TBH, as of now, the interface is just about what a broad class of static scheduling algorithms needs/expects, but I am highly interested in making it usable across different synthesis flows in CIRCT.
Yes! A possible modelling would be:
Number the operations’ inputs and outputs
Associate an offset with each input/output (wlog there should be at least one input and output with offset=0)
Extend the Dependence edges to go from (src, index) to (dst, index’)
A MAC component (a*b+c) that completes after 10 cycles and requires the operand c for the addition after 6 cycles then could be represented as an operator type with latency=10, operand_offset[0]=0, operand_offset[1]=0, operand_offset[2]=6, …
This would keep the clean separation of concerns between the dependence graph and the operator info, which I personally like, e.g. to try out different component libraries on the same graph. (The simpler alternative would be to annotate the per-port offset directly to the edges).
Thanks, I will look into this.
Awesome! I’ll try to have some kind of demonstrator test-cases ready by then.
Makes sense, but I do think it will help to push this forward if there are specific use-cases. A couple angles I’m interested in personally:
coming in from the machine learning frameworks that use MLIR. these are all working towards the linalg dialect, and from there we can use upstream tools to massage the IR into a form that is suitable for this kind of analysis/transformation.
coming in from clang. specifically, i’m investigating Polygeist’s mlir-clang tool, and so far it seems quite good. i know others in the CIRCT community are involved in Polygeist, and it seems like a promising way to get to the affine level for those interested in the oldschool C-based route.
I think either way we already have existing tools that can produce actual IR at the level you care about, so I’m happy to be a source of use-cases as the need arises.
This is absolutely something I’ve been thinking about and would like to see!
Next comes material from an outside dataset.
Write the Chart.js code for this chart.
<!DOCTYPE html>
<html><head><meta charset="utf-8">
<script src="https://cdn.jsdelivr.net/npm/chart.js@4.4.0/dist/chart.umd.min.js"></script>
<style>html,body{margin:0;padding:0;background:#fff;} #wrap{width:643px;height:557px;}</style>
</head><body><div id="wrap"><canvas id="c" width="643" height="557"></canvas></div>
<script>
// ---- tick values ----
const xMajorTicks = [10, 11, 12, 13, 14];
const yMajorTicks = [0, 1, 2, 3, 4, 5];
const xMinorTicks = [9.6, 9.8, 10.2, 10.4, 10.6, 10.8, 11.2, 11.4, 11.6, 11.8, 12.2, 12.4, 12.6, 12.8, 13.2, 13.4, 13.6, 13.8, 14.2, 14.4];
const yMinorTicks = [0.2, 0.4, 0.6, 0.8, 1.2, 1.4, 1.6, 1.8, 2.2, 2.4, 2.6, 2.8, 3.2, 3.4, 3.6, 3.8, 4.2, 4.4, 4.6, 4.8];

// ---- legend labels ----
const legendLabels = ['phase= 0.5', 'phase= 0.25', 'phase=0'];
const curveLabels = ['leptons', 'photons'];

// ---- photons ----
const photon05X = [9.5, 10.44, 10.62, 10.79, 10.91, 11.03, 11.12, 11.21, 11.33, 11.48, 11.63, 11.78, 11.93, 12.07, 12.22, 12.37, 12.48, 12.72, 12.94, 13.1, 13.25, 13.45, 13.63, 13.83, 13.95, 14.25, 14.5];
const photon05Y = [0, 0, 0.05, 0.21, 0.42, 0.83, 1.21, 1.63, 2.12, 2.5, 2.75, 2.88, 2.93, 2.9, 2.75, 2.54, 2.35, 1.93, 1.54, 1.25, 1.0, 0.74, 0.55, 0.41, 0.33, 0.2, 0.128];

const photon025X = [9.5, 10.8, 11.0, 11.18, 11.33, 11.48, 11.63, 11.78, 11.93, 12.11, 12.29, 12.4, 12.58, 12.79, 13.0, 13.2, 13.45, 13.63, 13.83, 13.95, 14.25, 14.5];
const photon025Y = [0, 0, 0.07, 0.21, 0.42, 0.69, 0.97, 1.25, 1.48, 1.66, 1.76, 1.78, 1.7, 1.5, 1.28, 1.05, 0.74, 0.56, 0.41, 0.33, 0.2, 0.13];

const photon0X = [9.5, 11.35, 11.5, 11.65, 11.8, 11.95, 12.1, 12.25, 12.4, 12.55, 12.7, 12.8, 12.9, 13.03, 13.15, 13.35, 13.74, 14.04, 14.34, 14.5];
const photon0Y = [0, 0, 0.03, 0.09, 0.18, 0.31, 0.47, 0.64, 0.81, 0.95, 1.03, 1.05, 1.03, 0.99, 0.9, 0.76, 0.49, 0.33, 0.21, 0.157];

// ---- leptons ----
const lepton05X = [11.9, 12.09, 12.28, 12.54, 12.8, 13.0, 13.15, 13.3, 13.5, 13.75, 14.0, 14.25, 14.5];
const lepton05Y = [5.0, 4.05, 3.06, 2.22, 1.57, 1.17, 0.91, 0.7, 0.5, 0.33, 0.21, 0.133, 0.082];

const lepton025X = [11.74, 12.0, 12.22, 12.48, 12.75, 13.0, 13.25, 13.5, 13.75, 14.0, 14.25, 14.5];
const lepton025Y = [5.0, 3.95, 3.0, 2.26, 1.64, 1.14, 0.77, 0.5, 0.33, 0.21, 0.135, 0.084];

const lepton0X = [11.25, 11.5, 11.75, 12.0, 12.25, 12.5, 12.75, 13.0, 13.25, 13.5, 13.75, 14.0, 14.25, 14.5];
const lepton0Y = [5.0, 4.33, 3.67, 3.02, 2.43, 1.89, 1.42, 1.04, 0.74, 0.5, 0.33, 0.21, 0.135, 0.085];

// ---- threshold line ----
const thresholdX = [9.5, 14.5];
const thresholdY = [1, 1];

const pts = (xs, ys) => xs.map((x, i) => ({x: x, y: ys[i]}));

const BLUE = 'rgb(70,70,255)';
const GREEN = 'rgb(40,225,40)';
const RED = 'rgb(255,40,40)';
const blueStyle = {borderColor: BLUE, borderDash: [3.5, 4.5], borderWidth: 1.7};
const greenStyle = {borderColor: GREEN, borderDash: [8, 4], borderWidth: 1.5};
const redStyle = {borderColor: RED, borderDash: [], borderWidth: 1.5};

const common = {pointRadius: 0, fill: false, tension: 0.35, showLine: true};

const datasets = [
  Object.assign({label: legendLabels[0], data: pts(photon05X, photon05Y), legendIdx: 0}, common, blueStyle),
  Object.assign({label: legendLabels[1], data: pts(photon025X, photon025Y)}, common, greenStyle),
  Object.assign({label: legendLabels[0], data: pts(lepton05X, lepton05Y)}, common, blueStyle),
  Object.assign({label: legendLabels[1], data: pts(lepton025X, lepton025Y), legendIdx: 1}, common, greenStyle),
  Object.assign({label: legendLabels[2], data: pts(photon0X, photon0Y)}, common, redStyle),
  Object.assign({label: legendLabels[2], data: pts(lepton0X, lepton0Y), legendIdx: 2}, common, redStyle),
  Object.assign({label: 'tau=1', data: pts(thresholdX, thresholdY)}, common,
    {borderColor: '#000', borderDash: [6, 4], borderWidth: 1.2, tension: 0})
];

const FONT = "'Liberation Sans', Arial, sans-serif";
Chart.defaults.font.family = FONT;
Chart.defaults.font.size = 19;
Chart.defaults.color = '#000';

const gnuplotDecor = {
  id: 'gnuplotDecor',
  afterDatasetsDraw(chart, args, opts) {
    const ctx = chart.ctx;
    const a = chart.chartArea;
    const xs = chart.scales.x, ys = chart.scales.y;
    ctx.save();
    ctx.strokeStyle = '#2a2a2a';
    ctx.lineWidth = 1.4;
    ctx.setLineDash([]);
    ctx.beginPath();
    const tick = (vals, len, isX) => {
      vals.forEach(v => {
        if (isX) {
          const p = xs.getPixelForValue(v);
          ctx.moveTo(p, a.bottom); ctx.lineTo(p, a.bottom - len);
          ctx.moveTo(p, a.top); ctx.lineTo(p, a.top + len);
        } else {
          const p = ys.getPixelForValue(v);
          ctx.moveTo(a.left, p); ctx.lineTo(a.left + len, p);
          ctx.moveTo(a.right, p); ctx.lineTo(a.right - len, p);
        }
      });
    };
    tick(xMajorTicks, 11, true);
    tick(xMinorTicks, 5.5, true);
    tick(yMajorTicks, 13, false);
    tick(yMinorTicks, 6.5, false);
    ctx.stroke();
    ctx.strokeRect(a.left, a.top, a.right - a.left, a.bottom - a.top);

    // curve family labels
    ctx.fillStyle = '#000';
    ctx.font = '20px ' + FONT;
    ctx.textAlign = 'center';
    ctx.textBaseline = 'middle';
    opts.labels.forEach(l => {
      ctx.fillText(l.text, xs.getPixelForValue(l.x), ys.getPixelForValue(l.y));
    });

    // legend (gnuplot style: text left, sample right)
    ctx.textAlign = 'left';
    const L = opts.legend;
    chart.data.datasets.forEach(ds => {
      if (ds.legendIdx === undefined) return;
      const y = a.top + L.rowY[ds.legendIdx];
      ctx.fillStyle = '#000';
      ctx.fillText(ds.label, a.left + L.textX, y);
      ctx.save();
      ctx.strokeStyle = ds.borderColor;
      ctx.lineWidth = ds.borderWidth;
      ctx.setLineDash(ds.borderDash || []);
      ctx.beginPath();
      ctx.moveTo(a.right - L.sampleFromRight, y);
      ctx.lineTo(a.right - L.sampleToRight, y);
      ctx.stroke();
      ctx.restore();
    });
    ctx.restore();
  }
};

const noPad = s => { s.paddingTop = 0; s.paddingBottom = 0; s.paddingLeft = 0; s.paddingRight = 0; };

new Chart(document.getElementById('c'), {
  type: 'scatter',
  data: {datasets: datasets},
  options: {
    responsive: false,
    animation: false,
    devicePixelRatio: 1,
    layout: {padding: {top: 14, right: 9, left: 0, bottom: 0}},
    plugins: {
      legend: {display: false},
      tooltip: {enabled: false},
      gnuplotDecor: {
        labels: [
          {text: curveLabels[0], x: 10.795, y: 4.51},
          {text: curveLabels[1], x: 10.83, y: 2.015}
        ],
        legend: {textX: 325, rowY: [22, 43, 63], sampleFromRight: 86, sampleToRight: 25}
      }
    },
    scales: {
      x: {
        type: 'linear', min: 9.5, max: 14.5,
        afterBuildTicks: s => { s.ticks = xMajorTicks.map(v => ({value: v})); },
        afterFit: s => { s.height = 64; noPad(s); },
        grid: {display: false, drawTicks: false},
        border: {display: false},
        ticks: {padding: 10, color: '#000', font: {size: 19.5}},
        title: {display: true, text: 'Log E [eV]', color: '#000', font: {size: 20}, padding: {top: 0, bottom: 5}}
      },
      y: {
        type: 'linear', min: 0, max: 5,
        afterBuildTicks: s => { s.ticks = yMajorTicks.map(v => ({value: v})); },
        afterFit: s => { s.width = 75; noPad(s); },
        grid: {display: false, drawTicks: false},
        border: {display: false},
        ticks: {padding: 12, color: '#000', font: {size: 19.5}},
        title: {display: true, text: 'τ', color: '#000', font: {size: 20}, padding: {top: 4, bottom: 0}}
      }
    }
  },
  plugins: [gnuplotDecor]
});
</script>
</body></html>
I like the idea of it being an operator interface. There’s a distinct possibility that I’ll need this information for an internal project I’m working on.
FYI: we’ve been thinking about have one or more dialects with ops to model device primitives DSPs, M20ks, etc. An op interface like this could be applied to all those “device” ops to great benefit.
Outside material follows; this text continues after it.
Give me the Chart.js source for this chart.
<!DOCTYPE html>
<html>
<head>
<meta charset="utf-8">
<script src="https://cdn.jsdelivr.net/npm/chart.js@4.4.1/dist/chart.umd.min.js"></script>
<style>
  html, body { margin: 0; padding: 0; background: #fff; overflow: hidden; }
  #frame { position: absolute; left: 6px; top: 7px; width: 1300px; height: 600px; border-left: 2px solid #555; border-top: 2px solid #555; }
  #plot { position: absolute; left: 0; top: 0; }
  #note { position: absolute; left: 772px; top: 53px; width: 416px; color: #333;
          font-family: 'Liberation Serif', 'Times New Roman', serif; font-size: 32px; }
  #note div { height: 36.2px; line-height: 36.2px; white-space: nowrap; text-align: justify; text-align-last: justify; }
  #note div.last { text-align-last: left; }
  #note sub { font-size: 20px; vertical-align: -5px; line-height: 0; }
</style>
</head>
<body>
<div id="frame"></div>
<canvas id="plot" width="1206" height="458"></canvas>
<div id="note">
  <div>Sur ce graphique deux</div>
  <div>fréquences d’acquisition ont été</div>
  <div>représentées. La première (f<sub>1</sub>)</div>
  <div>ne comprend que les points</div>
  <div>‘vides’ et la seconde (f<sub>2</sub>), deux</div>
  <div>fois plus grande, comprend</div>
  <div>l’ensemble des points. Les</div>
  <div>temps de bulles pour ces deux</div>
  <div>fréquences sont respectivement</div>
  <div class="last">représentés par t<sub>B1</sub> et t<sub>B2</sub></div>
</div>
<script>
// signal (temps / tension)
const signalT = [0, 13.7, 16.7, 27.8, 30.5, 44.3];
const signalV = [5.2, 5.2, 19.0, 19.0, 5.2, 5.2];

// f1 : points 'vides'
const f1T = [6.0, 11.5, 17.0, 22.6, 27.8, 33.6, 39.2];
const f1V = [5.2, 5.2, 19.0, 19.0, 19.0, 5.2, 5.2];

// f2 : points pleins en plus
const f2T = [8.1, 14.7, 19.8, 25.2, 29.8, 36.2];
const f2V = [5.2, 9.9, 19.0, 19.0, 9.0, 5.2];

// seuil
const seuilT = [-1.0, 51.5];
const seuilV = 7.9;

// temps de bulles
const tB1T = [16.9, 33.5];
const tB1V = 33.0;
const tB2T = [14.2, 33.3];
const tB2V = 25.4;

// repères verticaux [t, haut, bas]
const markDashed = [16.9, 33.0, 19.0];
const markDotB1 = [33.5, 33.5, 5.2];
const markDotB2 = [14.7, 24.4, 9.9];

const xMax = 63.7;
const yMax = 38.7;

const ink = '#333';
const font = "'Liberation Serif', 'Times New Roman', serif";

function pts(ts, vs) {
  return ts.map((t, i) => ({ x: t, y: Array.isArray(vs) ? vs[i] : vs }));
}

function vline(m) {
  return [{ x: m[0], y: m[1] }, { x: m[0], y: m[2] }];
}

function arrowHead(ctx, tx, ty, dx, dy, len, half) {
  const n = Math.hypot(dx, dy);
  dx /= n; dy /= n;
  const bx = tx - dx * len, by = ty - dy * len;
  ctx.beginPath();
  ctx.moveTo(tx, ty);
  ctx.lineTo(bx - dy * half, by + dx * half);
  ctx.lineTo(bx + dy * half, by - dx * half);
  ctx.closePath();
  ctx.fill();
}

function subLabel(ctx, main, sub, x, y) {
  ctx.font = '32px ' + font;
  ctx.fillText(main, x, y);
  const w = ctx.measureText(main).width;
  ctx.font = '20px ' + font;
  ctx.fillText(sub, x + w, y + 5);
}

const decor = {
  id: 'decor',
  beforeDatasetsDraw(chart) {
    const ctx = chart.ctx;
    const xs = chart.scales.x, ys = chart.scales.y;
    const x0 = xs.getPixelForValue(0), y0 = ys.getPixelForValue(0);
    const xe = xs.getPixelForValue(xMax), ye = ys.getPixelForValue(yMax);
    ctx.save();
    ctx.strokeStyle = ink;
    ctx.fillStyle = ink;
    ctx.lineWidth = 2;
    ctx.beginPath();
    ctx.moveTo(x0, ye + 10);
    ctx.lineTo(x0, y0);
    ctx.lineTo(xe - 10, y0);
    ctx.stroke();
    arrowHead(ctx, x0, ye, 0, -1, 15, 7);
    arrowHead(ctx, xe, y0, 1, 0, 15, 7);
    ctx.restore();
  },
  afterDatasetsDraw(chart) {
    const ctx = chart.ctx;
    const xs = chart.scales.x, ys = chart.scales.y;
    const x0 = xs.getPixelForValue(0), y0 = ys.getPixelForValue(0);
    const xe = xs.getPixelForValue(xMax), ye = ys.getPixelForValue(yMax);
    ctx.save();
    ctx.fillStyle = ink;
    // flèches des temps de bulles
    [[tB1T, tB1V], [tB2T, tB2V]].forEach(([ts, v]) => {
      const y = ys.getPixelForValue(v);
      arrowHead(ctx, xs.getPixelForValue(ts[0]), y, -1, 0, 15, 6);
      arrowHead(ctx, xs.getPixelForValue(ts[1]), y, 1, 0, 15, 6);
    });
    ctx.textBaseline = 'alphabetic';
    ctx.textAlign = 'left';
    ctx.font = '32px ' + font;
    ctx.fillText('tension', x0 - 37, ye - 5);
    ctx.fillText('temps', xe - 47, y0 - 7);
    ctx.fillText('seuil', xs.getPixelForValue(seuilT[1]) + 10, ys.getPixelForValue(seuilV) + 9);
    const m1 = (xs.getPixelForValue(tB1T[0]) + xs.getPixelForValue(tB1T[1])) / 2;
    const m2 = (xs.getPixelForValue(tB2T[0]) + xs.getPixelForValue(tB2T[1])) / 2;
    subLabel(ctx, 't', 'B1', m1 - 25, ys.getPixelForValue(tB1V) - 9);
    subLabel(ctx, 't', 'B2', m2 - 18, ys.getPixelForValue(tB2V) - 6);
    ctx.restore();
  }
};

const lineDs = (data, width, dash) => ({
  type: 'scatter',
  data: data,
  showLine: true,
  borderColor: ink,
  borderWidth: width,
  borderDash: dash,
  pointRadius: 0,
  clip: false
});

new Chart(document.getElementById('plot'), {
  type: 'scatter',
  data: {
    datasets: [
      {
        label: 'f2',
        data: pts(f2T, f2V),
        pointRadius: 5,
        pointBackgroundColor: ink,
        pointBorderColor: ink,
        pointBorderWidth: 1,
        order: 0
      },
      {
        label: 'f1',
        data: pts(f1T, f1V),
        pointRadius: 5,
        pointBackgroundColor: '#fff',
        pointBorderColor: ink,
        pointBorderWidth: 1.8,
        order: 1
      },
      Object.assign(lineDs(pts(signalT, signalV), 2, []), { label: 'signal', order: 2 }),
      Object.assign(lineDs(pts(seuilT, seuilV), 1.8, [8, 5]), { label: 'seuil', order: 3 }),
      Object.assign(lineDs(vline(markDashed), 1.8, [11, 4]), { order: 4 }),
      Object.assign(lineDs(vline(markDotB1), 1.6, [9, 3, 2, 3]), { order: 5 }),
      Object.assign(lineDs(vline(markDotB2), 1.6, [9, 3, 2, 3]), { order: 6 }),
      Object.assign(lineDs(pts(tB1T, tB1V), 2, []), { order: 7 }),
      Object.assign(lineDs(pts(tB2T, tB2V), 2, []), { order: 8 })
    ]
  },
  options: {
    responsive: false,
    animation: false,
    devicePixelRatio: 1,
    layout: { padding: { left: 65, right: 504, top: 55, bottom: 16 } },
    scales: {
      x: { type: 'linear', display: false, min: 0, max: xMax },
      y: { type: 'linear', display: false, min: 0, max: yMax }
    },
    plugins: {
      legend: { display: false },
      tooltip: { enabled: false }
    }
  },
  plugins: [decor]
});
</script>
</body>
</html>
Coming a little late to the party here but some of us have (very) briefly discussed possible higher-level representations for delay. The objective would to bring out an explicit representation of pipelining and multi-buffering to the tensor-level with scf.for/yield and mix that with (tiled) named linalg ops on tensors. The rationale is that we have been quite happy with structured transformations that take advantage of SSA use-def chains + (very) late bufferization.
No concrete thoughts are formed on our end yet but I am wondering if you see opportunities for reusable infrastructure all the way up to the tensor level?
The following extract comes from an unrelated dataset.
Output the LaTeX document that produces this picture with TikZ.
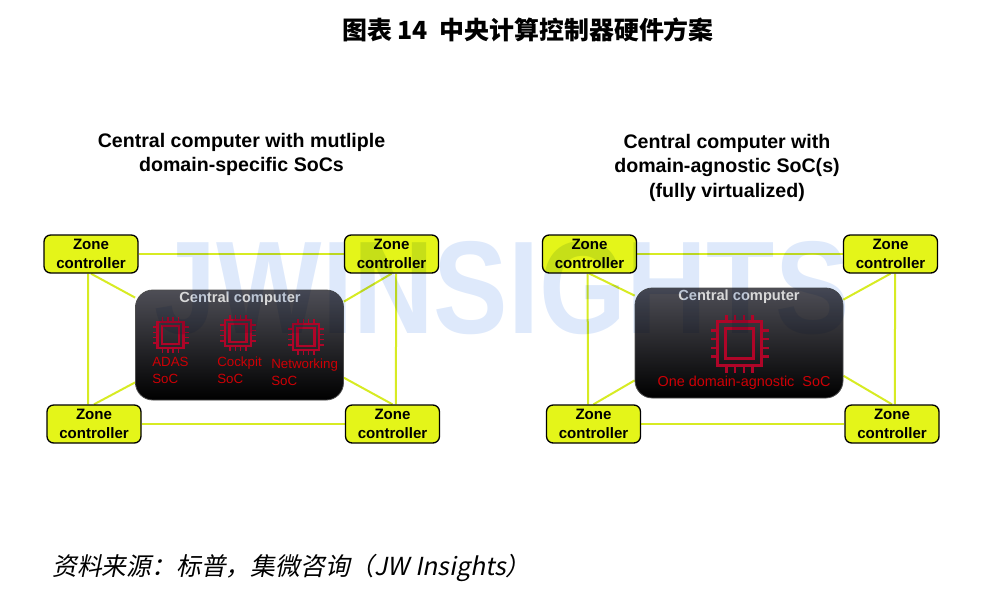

Thanks for weighing in @nicolasvasilache. I am definitely interested to see if we can share infrastructure at the tensor level. Right now, the only way to enter CIRCT is through the standard dialect’s CFG, but I am personally very interested in building up higher levels of abstraction that ultimately connect directly with all the great work being done on tensors.
As you say, this isn’t really a concrete thought, but for a loose example: I would love to use something like the linalg codegen strategy to implement something along the lines of AutoSA at the tensor level, and then drop down to generate a hardware description with CIRCT.